Goal: Take the line containing "Clone this chart", the line containing "const seriesNames = ['0", and all lines between them, and transcribe them exactly. Leave out pictures.

(Records with drawing code)

— Begin —

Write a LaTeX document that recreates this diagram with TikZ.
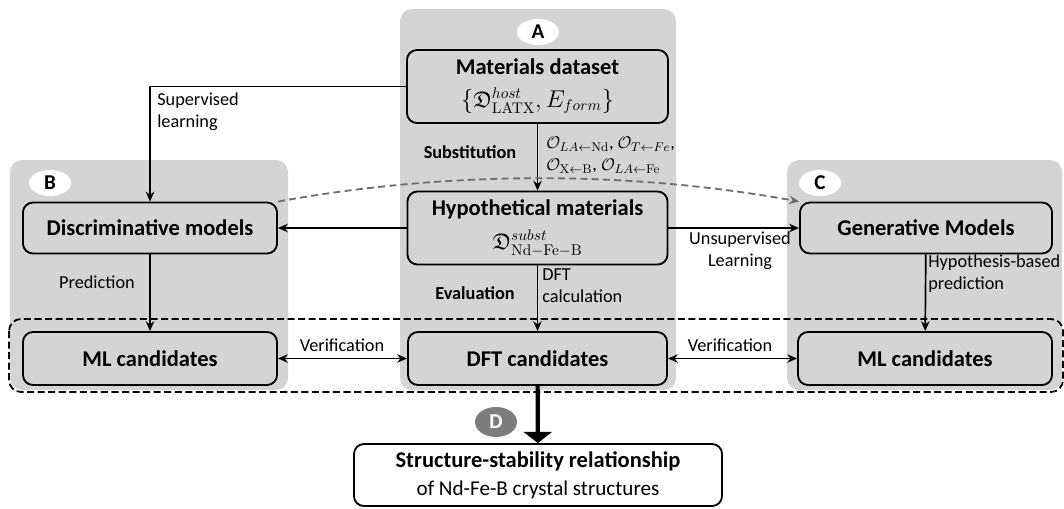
\documentclass[tikz,border=0pt]{standalone}
\usepackage{amssymb}
\usepackage[no-math]{fontspec}
\setmainfont{Carlito}
\usetikzlibrary{arrows.meta,shapes.geometric}
\definecolor{panelgray}{RGB}{211,212,214}
\definecolor{taggray}{RGB}{125,125,125}
\definecolor{curvegray}{RGB}{110,110,110}
\tikzset{
    >={Stealth[length=7pt,width=6pt]}, % Default arrow tip
    box/.style={draw, line width=1.3pt, rounded corners=0.25cm, fill=panelgray,
        align=center, inner sep=0pt, font=\fontsize{16}{20}\selectfont\bfseries},
    panel/.style={fill=panelgray, rounded corners=0.3cm},
    tag/.style={ellipse, fill=white, inner sep=0pt, minimum width=1.05cm,
        minimum height=0.65cm, font=\fontsize{15}{15}\selectfont\bfseries},
    conn/.style={->, line width=1.2pt},
    lbl/.style={inner sep=0pt, font=\fontsize{13}{15.5}\selectfont}
}

\begin{document}
\begin{tikzpicture}[x=0.025cm, y=-0.025cm]
    \useasboundingbox (0,0) rectangle (1064,508);

    % grey panels A, B, C
    \fill[panel] (400,9) rectangle (676,390);
    \fill[panel] (10,160) rectangle (288,390);
    \fill[panel] (787,160) rectangle (1062,390);

    \draw[line width=1.3pt, dashed, dash pattern=on 5pt off 2.5pt, rounded corners=0.3cm]
        (9,319) rectangle (1063,392);

    \node[tag] (taga) at (538,32) {A};
    \node[tag] (tagb) at (50,183) {B};
    \node[tag] (tagc) at (820,183) {C};
    \node[tag, fill=taggray, text=white, minimum height=0.75cm] (tagd) at (496,422) {D};

    \node[box, minimum width=6.525cm, minimum height=1.825cm] (dataset) at (537.5,86.5)
        {Materials dataset\\[3pt] \mdseries$\{\mathfrak{D}^{host}_{\mathrm{LATX}}, E_{form}\}$};
    \node[box, minimum width=6.5cm, minimum height=1.825cm] (hypo) at (537.5,228)
        {Hypothetical materials\\[4pt] \mdseries$\mathfrak{D}^{subst}_{\mathrm{Nd{-}Fe{-}B}}$};
    \node[box, minimum width=6.35cm, minimum height=1.275cm] (disc) at (150,228) {Discriminative models};
    \node[box, minimum width=6.3cm, minimum height=1.275cm] (gen) at (926,228) {Generative Models};
    \node[box, minimum width=6.35cm, minimum height=1.325cm] (mlleft) at (150,358.5) {ML candidates};
    \node[box, minimum width=6.475cm, minimum height=1.325cm] (dft) at (537.5,358.5) {DFT candidates};
    \node[box, minimum width=6.35cm, minimum height=1.325cm] (mlright) at (925,358.5) {ML candidates};
    \node[box, fill=white, minimum width=9.2cm, minimum height=1.55cm] (result) at (538,475)
        {Structure-stability relationship\\ \mdseries\fontsize{15}{20}\selectfont of Nd-Fe-B crystal structures};

    % connectors
    \draw[conn] (dataset) -- (hypo);
    \draw[conn] (dataset.west) -| (disc.north);
    \draw[conn] (hypo) -- (disc);
    \draw[conn] (hypo) -- (gen);
    \draw[conn] (disc) -- (mlleft);
    \draw[conn] (hypo) -- (dft);
    \draw[conn] (gen) -- (mlright);
    \draw[conn, <->] (mlleft) -- (dft);
    \draw[conn, <->] (dft) -- (mlright);
    \draw[line width=3pt, -{Triangle[width=20pt,length=8pt]}] (dft) -- (result);
    \draw[curvegray, line width=1.3pt, dashed, dash pattern=on 5pt off 3pt, ->]
        (disc.north east) .. controls +(170,-31) and +(-170,-31) .. (gen.north west);

    % labels
    \node[lbl, anchor=west, align=left] (suplbl) at (157,112) {Supervised\\learning};
    \node[lbl, font=\fontsize{13}{15}\selectfont\bfseries] (sublbl) at (470,152) {Substitution};
    \node[lbl, anchor=west, align=left] (oplbl) at (546,155)
        {$\mathcal{O}_{LA\leftarrow\mathrm{Nd}}$, $\mathcal{O}_{T\leftarrow Fe}$,\\
         $\mathcal{O}_{\mathrm{X}\leftarrow\mathrm{B}}$, $\mathcal{O}_{LA\leftarrow\mathrm{Fe}}$};
    \node[lbl] (predlbl) at (97,282) {Prediction};
    \node[lbl, align=center] (unsuplbl) at (740,251) {Unsupervised\\Learning};
    \node[lbl, anchor=west, align=left] (dftlbl) at (542,286) {DFT\\calculation};
    \node[lbl, font=\fontsize{13}{15}\selectfont\bfseries] (evallbl) at (475,293) {Evaluation};
    \node[lbl, anchor=west, align=left] (hyplbl) at (928,274) {Hypothesis-based\\prediction};
    \node[lbl] (verlbl1) at (342,345) {Verification};
    \node[lbl] (verlbl2) at (730,345) {Verification};
\end{tikzpicture}
\end{document}
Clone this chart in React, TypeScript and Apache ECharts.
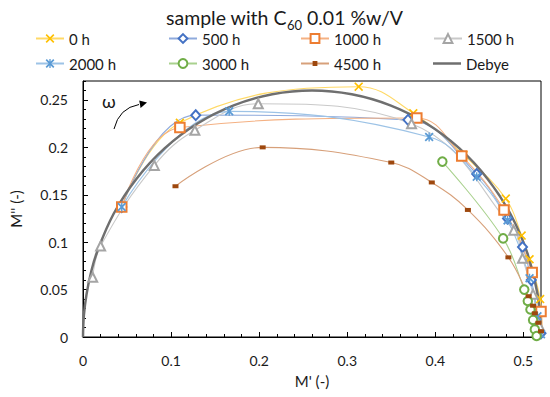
import React, { useEffect, useRef } from 'react';
import * as echarts from 'echarts';

const FONT = 'Lato, "Open Sans", sans-serif';
const TXT = '#1a1a1a';

const seriesNames = ['0 h', '500 h', '1000 h', '1500 h', '2000 h', '3000 h', '4500 h', 'Debye'];

const data0h = [[0.044, 0.137], [0.11, 0.226], [0.313, 0.264], [0.375, 0.236], [0.432, 0.192], [0.48, 0.146], [0.498, 0.107], [0.507, 0.082], [0.519, 0.04], [0.521, 0.01]];
const data500h = [[0.044, 0.137], [0.128, 0.234], [0.369, 0.229], [0.447, 0.172], [0.482, 0.125], [0.499, 0.095], [0.509, 0.06], [0.516, 0.025], [0.52, 0.004]];
const data1000h = [[0.044, 0.137], [0.11, 0.221], [0.379, 0.231], [0.43, 0.191], [0.478, 0.134], [0.51, 0.068], [0.52, 0.027], [0.521, 0.015], [0.521, 0.004]];
const data1500h = [[0.011, 0.063], [0.02, 0.096], [0.081, 0.181], [0.127, 0.218], [0.199, 0.246], [0.373, 0.225], [0.489, 0.1125], [0.499, 0.083], [0.511, 0.045], [0.518, 0.012]];
const data2000h = [[0.044, 0.137], [0.166, 0.238], [0.393, 0.211], [0.447, 0.169], [0.482, 0.123], [0.507, 0.062], [0.516, 0.022], [0.52, 0.003]];
const data3000h = [[0.408, 0.185], [0.477, 0.104], [0.501, 0.05], [0.505, 0.038], [0.508, 0.029], [0.511, 0.018], [0.513, 0.008], [0.515, 0.001]];
const data4500h = [[0.105, 0.159], [0.204, 0.2], [0.35, 0.184], [0.396, 0.163], [0.437, 0.134], [0.483, 0.084], [0.506, 0.043], [0.511, 0.033], [0.513, 0.025], [0.517, 0.015], [0.52, 0.006], [0.522, 0.001]];
const dataDebye = [[0, 0], [0.001, 0.0227], [0.004, 0.045], [0.0089, 0.0673], [0.0157, 0.0889], [0.0348, 0.13], [0.0608, 0.167], [0.0929, 0.1992], [0.13, 0.2252], [0.1711, 0.2443], [0.2149, 0.256], [0.26, 0.26], [0.3051, 0.256], [0.3489, 0.2443], [0.39, 0.2252], [0.4271, 0.1992], [0.4592, 0.167], [0.4852, 0.13], [0.5043, 0.0889], [0.5161, 0.0451], [0.52, 0]];

const xMax = 0.52;
const yMax = 0.27;
const xMajor = 0.1;
const xMinor = 0.02;
const yMajor = 0.05;
const yMinor = 0.01;

const X_PATH = 'path://M0,1.3 L1.3,0 L5,3.7 L8.7,0 L10,1.3 L6.3,5 L10,8.7 L8.7,10 L5,6.3 L1.3,10 L0,8.7 L3.7,5 Z';
const AST_PATH = 'path://M0,1.4 L1.4,0 L5,3.6 L8.6,0 L10,1.4 L6.4,5 L10,8.6 L8.6,10 L5,6.4 L1.4,10 L0,8.6 L3.6,5 Z M4.25,0 L5.75,0 L5.75,10 L4.25,10 Z';

function mk(name: string, data: number[][], color: string, lineColor: string, symbol: string, size: any, hollow: boolean) {
  return {
    name,
    type: 'line',
    data,
    smooth: 0.4,
    symbol,
    symbolSize: size,
    showSymbol: true,
    lineStyle: { color: lineColor, width: 1.1 },
    itemStyle: hollow ? { color, borderColor: color, borderWidth: 1.6 } : { color, borderWidth: 0 },
    emphasis: { disabled: true },
  };
}

export default function App() {
  const ref = useRef<HTMLDivElement>(null);
  useEffect(() => {
    const chart = echarts.init(ref.current!, null, { renderer: 'svg' });
    const legendCols = [35, 168, 300, 433];
    const legendRows = [31, 56];
    const option: any = {
      animation: false,
      backgroundColor: '#fff',
      title: {
        text: '{a|sample with C}{b|60}{a| 0.01 %w/V}',
        left: 166,
        top: 6,
        padding: 0,
        textStyle: {
          fontWeight: 'normal',
          rich: {
            a: { fontSize: 19.5, fontWeight: 'normal', fontFamily: FONT, color: TXT, lineHeight: 22, verticalAlign: 'middle' },
            b: { fontSize: 13, fontWeight: 'normal', fontFamily: FONT, color: TXT, lineHeight: 22, verticalAlign: 'bottom', padding: [0, 0, -3, 0] },
          },
        },
      },
      legend: seriesNames.map((n, i) => ({
        data: n === 'Debye' ? [{ name: n, icon: 'rect' }] : [n],
        left: legendCols[i % 4],
        top: legendRows[Math.floor(i / 4)],
        itemWidth: 28,
        itemHeight: n === '4500 h' ? 6 : n === 'Debye' ? 2.5 : 11,
        padding: 0,
        selectedMode: false,
        textStyle: { fontSize: 15, fontFamily: FONT, color: TXT },
      })),
      grid: { left: 80, right: 9, top: 81, bottom: 60, show: true, borderColor: '#000', borderWidth: 1 },
      xAxis: [
        {
          type: 'value', min: 0, max: xMax, interval: xMajor, position: 'bottom',
          name: "M' (-)", nameLocation: 'middle', nameGap: 36,
          nameTextStyle: { fontSize: 15, fontFamily: FONT, color: TXT },
          axisLine: { show: true, onZero: false, lineStyle: { color: '#000', width: 1 } },
          axisTick: { show: true, inside: true, length: 5, lineStyle: { color: '#000' } },
          axisLabel: { show: true, margin: 16, fontSize: 14, fontFamily: FONT, color: TXT, showMaxLabel: false },
          splitLine: { show: false },
        },
        {
          type: 'value', min: 0, max: xMax, interval: xMinor, position: 'bottom',
          axisLine: { show: false, onZero: false },
          axisTick: { show: true, inside: true, length: 3, lineStyle: { color: '#000' } },
          axisLabel: { show: false },
          splitLine: { show: false },
        },
      ],
      yAxis: [
        {
          type: 'value', min: 0, max: yMax, interval: yMajor, position: 'left',
          name: "M'' (-)", nameLocation: 'middle', nameGap: 60,
          nameTextStyle: { fontSize: 15, fontFamily: FONT, color: TXT },
          axisLine: { show: true, onZero: false, lineStyle: { color: '#000', width: 1 } },
          axisTick: { show: true, inside: true, length: 5, lineStyle: { color: '#000' } },
          axisLabel: { show: true, margin: 15, fontSize: 14, fontFamily: FONT, color: TXT, showMaxLabel: false },
          splitLine: { show: false },
        },
        {
          type: 'value', min: 0, max: yMax, interval: yMinor, position: 'left',
          axisLine: { show: false, onZero: false },
          axisTick: { show: true, inside: true, length: 3, lineStyle: { color: '#000' } },
          axisLabel: { show: false },
          splitLine: { show: false },
        },
      ],
      graphic: [
        { type: 'text', left: 102, top: 92, style: { text: 'ω', fontSize: 18, fontFamily: FONT, fill: TXT } },
        { type: 'bezierCurve', shape: { x1: 114, y1: 129, cpx1: 119, cpy1: 108, x2: 139, y2: 104.5 }, style: { stroke: '#000', lineWidth: 1, fill: null } },
        { type: 'polygon', shape: { points: [[147, 102.6], [139.2, 100.6], [140.6, 108]] }, style: { fill: '#000' } },
      ],
      series: [
        mk('0 h', data0h, '#FFC000', '#FFD966', X_PATH, 9, false),
        mk('500 h', data500h, '#4472C4', '#8FAADC', 'emptyDiamond', [9, 10], true),
        mk('1000 h', data1000h, '#ED7D31', '#F4B183', 'emptyRect', 9.5, true),
        mk('1500 h', data1500h, '#A5A5A5', '#C9C9C9', 'emptyTriangle', 9, true),
        mk('2000 h', data2000h, '#5B9BD5', '#9DC3E6', AST_PATH, 9, false),
        mk('3000 h', data3000h, '#70AD47', '#A9D18E', 'emptyCircle', 8.5, true),
        mk('4500 h', data4500h, '#9E480E', '#D7A07A', 'rect', [6, 4], false),
        {
          name: 'Debye', type: 'line', data: dataDebye, smooth: 0.4, symbol: 'none', showSymbol: false,
          lineStyle: { color: '#6f6f6f', width: 2.5 }, itemStyle: { color: '#6f6f6f' }, emphasis: { disabled: true },
        },
      ],
    };
    chart.setOption(option);
    return () => chart.dispose();
  }, []);
  return <div ref={ref} style={{ position: 'fixed', left: 0, top: 0, width: 550, height: 397 }} />;
}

— End —

Answer to the task:
Clone this chart in React, TypeScript and Apache ECharts.
import React, { useEffect, useRef } from 'react';
import * as echarts from 'echarts';

const FONT = 'Lato, "Open Sans", sans-serif';
const TXT = '#1a1a1a';

const seriesNames = ['0 h', '500 h', '1000 h', '1500 h', '2000 h', '3000 h', '4500 h', 'Debye'];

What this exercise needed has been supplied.